- WHAT YOU NEED TO DO -
Copy exactly, and only, the lines starting at the line with "Write a LaTeX" and ending at the line with "width=248pt,minimum height=58.5pt,text width=214pt]". Leave every picture out of the copy.

- Rows from a dataset of charts and code -
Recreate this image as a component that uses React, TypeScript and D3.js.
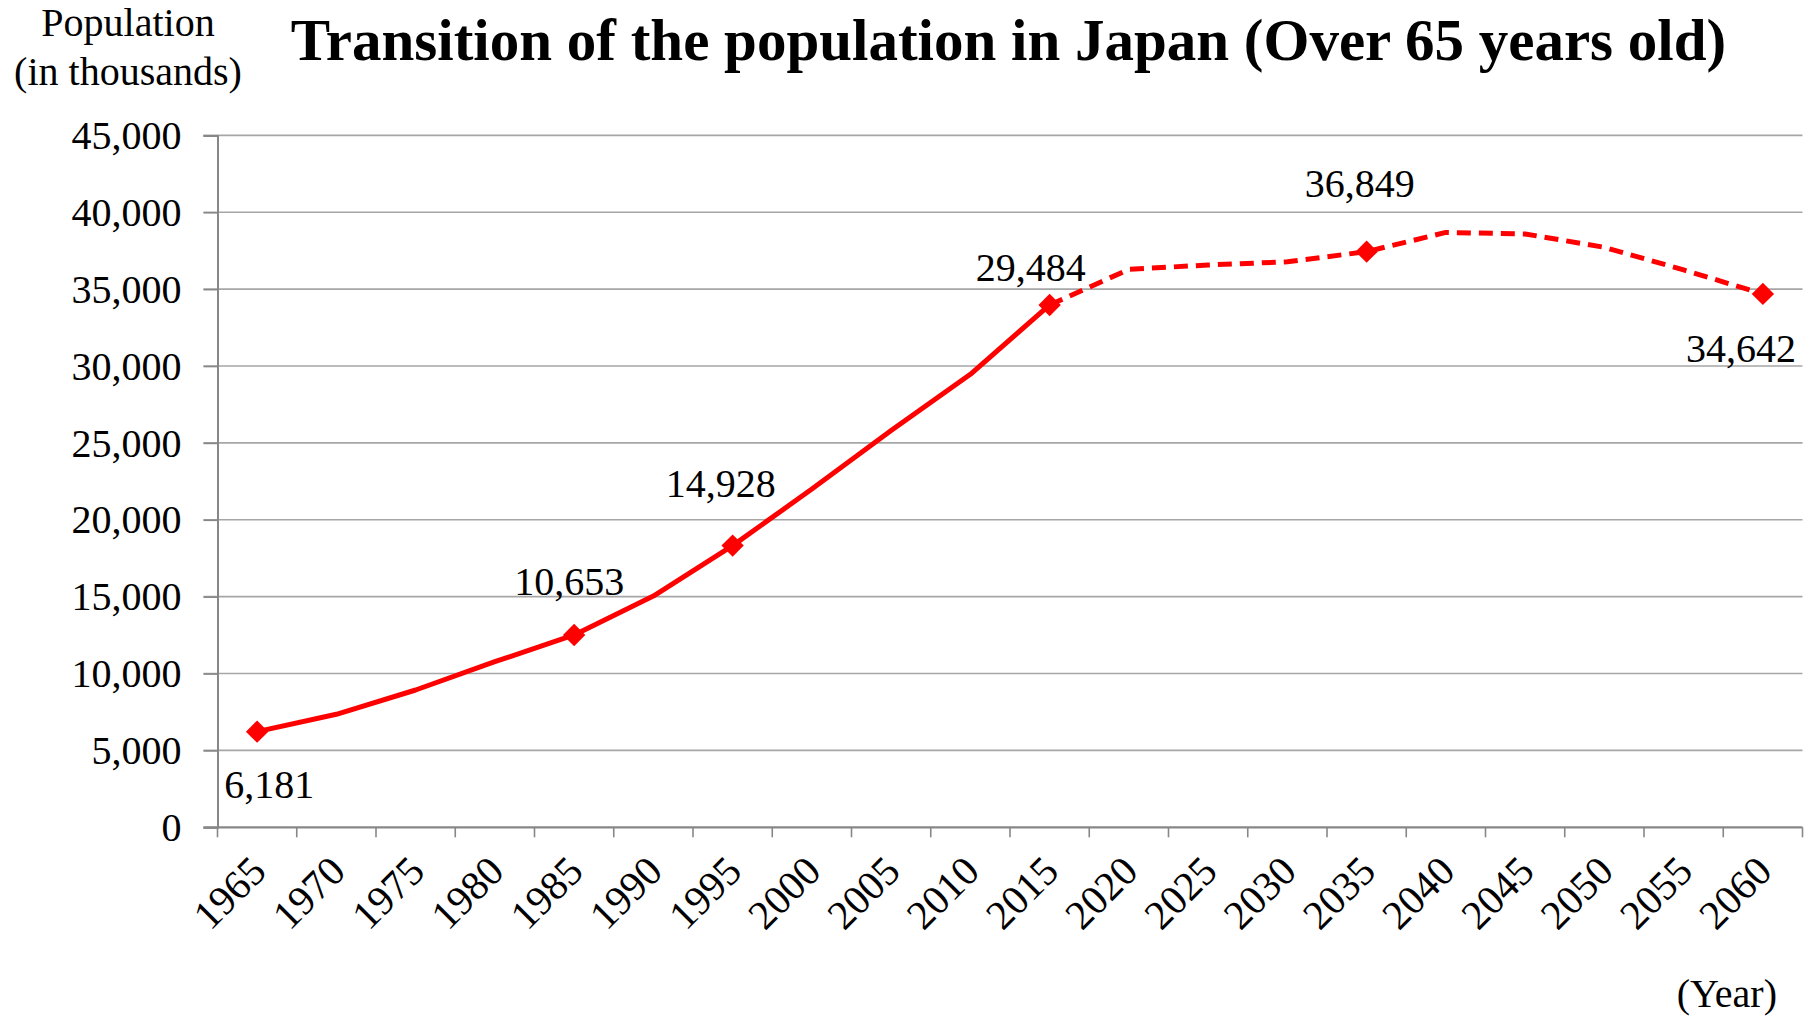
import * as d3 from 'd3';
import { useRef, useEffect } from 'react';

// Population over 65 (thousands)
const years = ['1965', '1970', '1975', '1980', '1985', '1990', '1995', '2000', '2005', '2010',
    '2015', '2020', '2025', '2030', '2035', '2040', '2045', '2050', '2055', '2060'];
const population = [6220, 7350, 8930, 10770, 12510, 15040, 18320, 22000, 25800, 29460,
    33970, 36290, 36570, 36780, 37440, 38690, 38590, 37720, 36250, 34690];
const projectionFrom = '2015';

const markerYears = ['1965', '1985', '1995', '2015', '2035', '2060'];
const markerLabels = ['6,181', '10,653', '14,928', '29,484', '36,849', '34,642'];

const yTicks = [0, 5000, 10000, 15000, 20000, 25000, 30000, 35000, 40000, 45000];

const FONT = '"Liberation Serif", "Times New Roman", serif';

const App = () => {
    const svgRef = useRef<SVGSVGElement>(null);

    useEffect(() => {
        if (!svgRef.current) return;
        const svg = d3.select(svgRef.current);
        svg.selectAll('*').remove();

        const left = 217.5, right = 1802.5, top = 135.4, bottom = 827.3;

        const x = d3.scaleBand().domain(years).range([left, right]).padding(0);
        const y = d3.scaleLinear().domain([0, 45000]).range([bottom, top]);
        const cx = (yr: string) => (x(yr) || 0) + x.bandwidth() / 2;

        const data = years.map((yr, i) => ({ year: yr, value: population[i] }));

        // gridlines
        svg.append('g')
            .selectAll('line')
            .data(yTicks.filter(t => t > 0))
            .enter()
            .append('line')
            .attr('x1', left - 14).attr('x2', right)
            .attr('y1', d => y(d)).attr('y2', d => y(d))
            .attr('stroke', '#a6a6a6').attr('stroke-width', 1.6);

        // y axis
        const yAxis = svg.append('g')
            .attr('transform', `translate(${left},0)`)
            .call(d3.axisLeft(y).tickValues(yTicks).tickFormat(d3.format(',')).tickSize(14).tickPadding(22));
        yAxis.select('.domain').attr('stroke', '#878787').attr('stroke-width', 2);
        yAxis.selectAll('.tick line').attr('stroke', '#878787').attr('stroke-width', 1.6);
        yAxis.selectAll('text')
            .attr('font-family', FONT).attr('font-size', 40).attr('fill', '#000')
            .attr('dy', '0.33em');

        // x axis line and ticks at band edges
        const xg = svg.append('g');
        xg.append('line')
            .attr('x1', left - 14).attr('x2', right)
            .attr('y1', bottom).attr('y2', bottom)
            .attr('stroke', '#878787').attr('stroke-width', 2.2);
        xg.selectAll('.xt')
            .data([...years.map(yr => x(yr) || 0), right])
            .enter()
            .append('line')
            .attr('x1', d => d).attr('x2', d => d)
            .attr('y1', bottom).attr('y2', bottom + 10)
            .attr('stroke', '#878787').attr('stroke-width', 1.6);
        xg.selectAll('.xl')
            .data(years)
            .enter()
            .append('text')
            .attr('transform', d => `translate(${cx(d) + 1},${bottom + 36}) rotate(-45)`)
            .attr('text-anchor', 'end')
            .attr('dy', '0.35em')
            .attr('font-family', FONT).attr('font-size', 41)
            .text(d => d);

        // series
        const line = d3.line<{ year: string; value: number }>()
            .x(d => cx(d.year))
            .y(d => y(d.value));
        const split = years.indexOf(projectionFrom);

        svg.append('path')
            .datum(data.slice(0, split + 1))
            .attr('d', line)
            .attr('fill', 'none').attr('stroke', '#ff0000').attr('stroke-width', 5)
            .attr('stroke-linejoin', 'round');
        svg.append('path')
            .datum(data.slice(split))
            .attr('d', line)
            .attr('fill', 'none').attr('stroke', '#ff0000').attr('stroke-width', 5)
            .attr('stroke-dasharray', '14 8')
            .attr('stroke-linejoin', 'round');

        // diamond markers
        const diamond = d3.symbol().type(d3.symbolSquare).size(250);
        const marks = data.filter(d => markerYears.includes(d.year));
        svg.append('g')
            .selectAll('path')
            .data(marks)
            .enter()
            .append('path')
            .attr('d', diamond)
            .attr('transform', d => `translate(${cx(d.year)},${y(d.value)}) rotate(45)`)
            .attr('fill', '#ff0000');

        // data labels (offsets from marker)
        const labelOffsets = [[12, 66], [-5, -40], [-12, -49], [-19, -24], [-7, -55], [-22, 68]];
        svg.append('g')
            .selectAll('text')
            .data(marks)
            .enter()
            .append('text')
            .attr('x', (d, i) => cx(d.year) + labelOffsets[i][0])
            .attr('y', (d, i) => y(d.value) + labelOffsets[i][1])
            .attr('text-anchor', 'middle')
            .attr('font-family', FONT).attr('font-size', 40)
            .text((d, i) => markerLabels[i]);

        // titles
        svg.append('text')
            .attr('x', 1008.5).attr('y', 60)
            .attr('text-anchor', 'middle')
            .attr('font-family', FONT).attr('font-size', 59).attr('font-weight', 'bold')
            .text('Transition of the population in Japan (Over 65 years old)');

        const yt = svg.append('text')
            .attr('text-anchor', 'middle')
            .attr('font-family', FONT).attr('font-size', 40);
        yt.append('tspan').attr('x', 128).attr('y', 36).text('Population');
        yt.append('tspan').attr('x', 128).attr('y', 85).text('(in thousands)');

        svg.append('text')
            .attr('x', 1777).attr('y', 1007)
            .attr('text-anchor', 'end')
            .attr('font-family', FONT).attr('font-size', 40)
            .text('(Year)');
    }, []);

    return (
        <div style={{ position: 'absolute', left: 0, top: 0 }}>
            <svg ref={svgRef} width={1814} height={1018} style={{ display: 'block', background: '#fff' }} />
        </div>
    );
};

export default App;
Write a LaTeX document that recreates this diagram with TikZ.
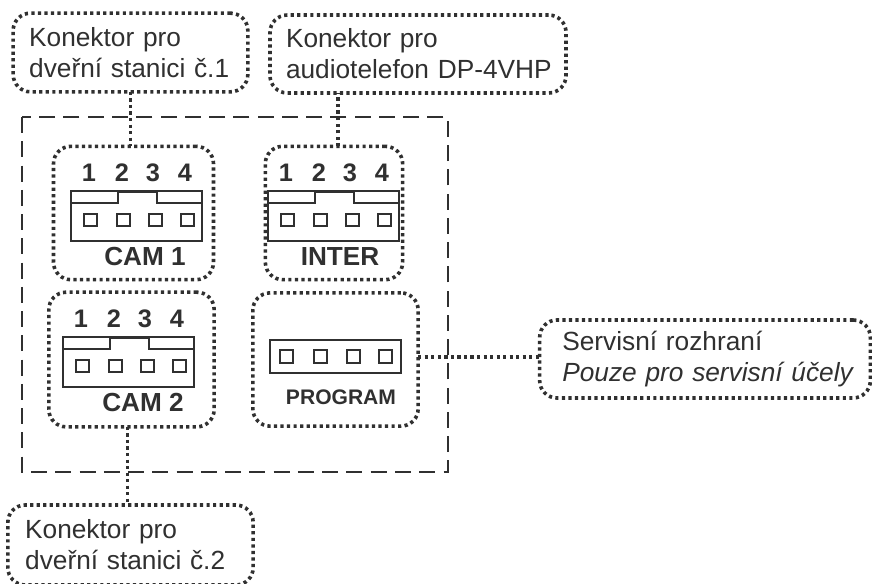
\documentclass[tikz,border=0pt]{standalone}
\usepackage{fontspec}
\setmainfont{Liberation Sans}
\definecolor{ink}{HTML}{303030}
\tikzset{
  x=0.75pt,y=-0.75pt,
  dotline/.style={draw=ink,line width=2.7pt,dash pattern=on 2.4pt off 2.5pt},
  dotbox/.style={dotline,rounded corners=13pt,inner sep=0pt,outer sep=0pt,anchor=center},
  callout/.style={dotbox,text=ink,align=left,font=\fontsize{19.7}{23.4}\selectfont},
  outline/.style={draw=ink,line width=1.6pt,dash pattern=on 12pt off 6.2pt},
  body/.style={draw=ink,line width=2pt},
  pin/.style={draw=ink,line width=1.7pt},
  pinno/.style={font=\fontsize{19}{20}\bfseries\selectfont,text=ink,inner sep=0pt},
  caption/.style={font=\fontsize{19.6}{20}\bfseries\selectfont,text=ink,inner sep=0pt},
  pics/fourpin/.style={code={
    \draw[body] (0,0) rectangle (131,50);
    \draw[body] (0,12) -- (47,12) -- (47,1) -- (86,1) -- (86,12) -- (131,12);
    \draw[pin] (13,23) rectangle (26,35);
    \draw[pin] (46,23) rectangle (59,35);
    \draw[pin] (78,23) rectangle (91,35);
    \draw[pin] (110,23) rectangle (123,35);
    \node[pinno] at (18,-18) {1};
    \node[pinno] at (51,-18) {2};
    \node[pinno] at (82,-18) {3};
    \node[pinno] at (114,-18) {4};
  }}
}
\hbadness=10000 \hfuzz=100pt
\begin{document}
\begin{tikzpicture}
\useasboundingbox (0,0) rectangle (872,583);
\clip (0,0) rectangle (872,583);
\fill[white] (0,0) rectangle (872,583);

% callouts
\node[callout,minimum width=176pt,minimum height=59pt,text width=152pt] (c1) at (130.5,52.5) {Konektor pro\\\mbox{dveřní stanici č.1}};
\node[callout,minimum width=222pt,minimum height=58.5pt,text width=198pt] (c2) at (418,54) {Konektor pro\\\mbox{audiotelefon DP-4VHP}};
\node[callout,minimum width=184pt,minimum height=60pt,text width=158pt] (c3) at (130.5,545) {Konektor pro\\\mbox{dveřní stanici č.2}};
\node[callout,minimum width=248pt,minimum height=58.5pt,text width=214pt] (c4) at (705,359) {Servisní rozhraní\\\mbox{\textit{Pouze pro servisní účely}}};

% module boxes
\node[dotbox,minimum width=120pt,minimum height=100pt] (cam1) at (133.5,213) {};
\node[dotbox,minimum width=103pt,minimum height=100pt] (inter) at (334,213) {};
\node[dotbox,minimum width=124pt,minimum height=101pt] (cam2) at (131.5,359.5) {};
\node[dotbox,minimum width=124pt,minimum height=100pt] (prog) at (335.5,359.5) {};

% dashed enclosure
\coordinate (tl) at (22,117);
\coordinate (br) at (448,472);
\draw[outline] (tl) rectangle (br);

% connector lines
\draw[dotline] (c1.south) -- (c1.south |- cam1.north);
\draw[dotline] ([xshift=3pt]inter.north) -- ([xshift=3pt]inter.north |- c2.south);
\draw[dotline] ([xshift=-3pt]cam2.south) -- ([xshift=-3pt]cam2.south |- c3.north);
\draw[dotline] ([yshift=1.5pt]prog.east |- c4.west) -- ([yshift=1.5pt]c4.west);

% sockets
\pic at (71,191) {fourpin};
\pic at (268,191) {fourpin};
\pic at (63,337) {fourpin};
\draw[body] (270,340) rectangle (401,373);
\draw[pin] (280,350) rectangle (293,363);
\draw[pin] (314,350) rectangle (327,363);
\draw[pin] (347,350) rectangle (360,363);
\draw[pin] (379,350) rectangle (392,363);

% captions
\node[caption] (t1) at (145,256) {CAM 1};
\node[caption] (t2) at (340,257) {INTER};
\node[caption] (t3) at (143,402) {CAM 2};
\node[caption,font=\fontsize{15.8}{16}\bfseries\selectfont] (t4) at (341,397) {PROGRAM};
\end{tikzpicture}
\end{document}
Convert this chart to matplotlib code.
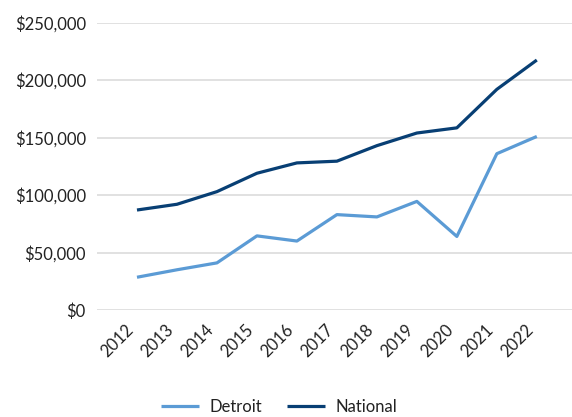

- RESPONSE BELOW -
Write a LaTeX document that recreates this diagram with TikZ.
\documentclass[tikz,border=0pt]{standalone}
\usepackage{fontspec}
\setmainfont{Liberation Sans}
\definecolor{ink}{HTML}{303030}
\tikzset{
  x=0.75pt,y=-0.75pt,
  dotline/.style={draw=ink,line width=2.7pt,dash pattern=on 2.4pt off 2.5pt},
  dotbox/.style={dotline,rounded corners=13pt,inner sep=0pt,outer sep=0pt,anchor=center},
  callout/.style={dotbox,text=ink,align=left,font=\fontsize{19.7}{23.4}\selectfont},
  outline/.style={draw=ink,line width=1.6pt,dash pattern=on 12pt off 6.2pt},
  body/.style={draw=ink,line width=2pt},
  pin/.style={draw=ink,line width=1.7pt},
  pinno/.style={font=\fontsize{19}{20}\bfseries\selectfont,text=ink,inner sep=0pt},
  caption/.style={font=\fontsize{19.6}{20}\bfseries\selectfont,text=ink,inner sep=0pt},
  pics/fourpin/.style={code={
    \draw[body] (0,0) rectangle (131,50);
    \draw[body] (0,12) -- (47,12) -- (47,1) -- (86,1) -- (86,12) -- (131,12);
    \draw[pin] (13,23) rectangle (26,35);
    \draw[pin] (46,23) rectangle (59,35);
    \draw[pin] (78,23) rectangle (91,35);
    \draw[pin] (110,23) rectangle (123,35);
    \node[pinno] at (18,-18) {1};
    \node[pinno] at (51,-18) {2};
    \node[pinno] at (82,-18) {3};
    \node[pinno] at (114,-18) {4};
  }}
}
\hbadness=10000 \hfuzz=100pt
\begin{document}
\begin{tikzpicture}
\useasboundingbox (0,0) rectangle (872,583);
\clip (0,0) rectangle (872,583);
\fill[white] (0,0) rectangle (872,583);

% callouts
\node[callout,minimum width=176pt,minimum height=59pt,text width=152pt] (c1) at (130.5,52.5) {Konektor pro\\\mbox{dveřní stanici č.1}};
\node[callout,minimum width=222pt,minimum height=58.5pt,text width=198pt] (c2) at (418,54) {Konektor pro\\\mbox{audiotelefon DP-4VHP}};
\node[callout,minimum width=184pt,minimum height=60pt,text width=158pt] (c3) at (130.5,545) {Konektor pro\\\mbox{dveřní stanici č.2}};
\node[callout,minimum width=248pt,minimum height=58.5pt,text width=214pt] (c4) at (705,359) {Servisní rozhraní\\\mbox{\textit{Pouze pro servisní účely}}};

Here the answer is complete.